* What is needed:
Transcribe all records exactly.

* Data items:
------

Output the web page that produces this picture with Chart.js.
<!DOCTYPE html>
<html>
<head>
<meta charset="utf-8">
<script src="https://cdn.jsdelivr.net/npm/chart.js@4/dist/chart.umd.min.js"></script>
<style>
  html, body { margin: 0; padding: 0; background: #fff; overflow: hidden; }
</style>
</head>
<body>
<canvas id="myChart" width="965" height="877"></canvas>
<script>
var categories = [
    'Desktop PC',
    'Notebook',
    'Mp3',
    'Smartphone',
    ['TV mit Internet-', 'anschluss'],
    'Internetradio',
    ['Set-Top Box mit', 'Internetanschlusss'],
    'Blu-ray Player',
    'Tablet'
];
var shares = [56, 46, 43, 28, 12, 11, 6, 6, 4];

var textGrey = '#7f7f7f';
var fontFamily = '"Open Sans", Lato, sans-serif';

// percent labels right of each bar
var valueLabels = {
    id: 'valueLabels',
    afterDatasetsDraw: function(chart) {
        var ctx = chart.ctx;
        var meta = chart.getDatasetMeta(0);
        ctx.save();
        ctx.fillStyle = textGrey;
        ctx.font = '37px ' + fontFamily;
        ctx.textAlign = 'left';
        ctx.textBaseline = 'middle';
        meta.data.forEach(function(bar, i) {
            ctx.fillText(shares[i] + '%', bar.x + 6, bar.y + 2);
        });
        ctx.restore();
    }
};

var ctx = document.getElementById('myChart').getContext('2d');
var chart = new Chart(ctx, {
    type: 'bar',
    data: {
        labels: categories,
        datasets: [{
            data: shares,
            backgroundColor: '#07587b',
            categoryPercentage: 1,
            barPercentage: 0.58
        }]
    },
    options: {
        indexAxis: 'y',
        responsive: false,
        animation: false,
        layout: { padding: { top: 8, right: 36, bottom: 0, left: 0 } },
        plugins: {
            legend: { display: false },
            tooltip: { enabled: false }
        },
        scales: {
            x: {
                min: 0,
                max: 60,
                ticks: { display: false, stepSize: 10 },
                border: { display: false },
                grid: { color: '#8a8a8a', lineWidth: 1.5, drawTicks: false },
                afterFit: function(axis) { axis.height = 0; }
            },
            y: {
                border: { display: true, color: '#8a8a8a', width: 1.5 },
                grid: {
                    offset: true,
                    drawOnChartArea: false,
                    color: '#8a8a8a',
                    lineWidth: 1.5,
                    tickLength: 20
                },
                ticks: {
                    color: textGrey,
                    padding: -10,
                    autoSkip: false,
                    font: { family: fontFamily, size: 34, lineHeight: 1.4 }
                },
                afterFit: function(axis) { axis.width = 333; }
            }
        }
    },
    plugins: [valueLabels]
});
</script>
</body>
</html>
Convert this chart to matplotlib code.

------

* Answer to the task:
Output the web page that produces this picture with Chart.js.
<!DOCTYPE html>
<html>
<head>
<meta charset="utf-8">
<script src="https://cdn.jsdelivr.net/npm/chart.js@4/dist/chart.umd.min.js"></script>
<style>
  html, body { margin: 0; padding: 0; background: #fff; overflow: hidden; }
</style>
</head>
<body>
<canvas id="myChart" width="965" height="877"></canvas>
<script>
var categories = [
    'Desktop PC',
    'Notebook',
    'Mp3',
    'Smartphone',
    ['TV mit Internet-', 'anschluss'],
    'Internetradio',
    ['Set-Top Box mit', 'Internetanschlusss'],
    'Blu-ray Player',
    'Tablet'
];
var shares = [56, 46, 43, 28, 12, 11, 6, 6, 4];

var textGrey = '#7f7f7f';
var fontFamily = '"Open Sans", Lato, sans-serif';

// percent labels right of each bar
var valueLabels = {
    id: 'valueLabels',
    afterDatasetsDraw: function(chart) {
        var ctx = chart.ctx;
        var meta = chart.getDatasetMeta(0);
        ctx.save();
        ctx.fillStyle = textGrey;
        ctx.font = '37px ' + fontFamily;
        ctx.textAlign = 'left';
        ctx.textBaseline = 'middle';
        meta.data.forEach(function(bar, i) {
            ctx.fillText(shares[i] + '%', bar.x + 6, bar.y + 2);
        });
        ctx.restore();
    }
};

var ctx = document.getElementById('myChart').getContext('2d');
var chart = new Chart(ctx, {
    type: 'bar',
    data: {
        labels: categories,
        datasets: [{
            data: shares,
            backgroundColor: '#07587b',
            categoryPercentage: 1,
            barPercentage: 0.58
        }]
    },
    options: {
        indexAxis: 'y',
        responsive: false,
        animation: false,
        layout: { padding: { top: 8, right: 36, bottom: 0, left: 0 } },
        plugins: {
            legend: { display: false },
            tooltip: { enabled: false }
        },
        scales: {
            x: {
                min: 0,
                max: 60,
                ticks: { display: false, stepSize: 10 },
                border: { display: false },
                grid: { color: '#8a8a8a', lineWidth: 1.5, drawTicks: false },
                afterFit: function(axis) { axis.height = 0; }
            },
            y: {
                border: { display: true, color: '#8a8a8a', width: 1.5 },
                grid: {
                    offset: true,
                    drawOnChartArea: false,
                    color: '#8a8a8a',
                    lineWidth: 1.5,
                    tickLength: 20
                },
                ticks: {
                    color: textGrey,
                    padding: -10,
                    autoSkip: false,
                    font: { family: fontFamily, size: 34, lineHeight: 1.4 }
                },
                afterFit: function(axis) { axis.width = 333; }
            }
        }
    },
    plugins: [valueLabels]
});
</script>
</body>
</html>
Convert this chart to matplotlib code.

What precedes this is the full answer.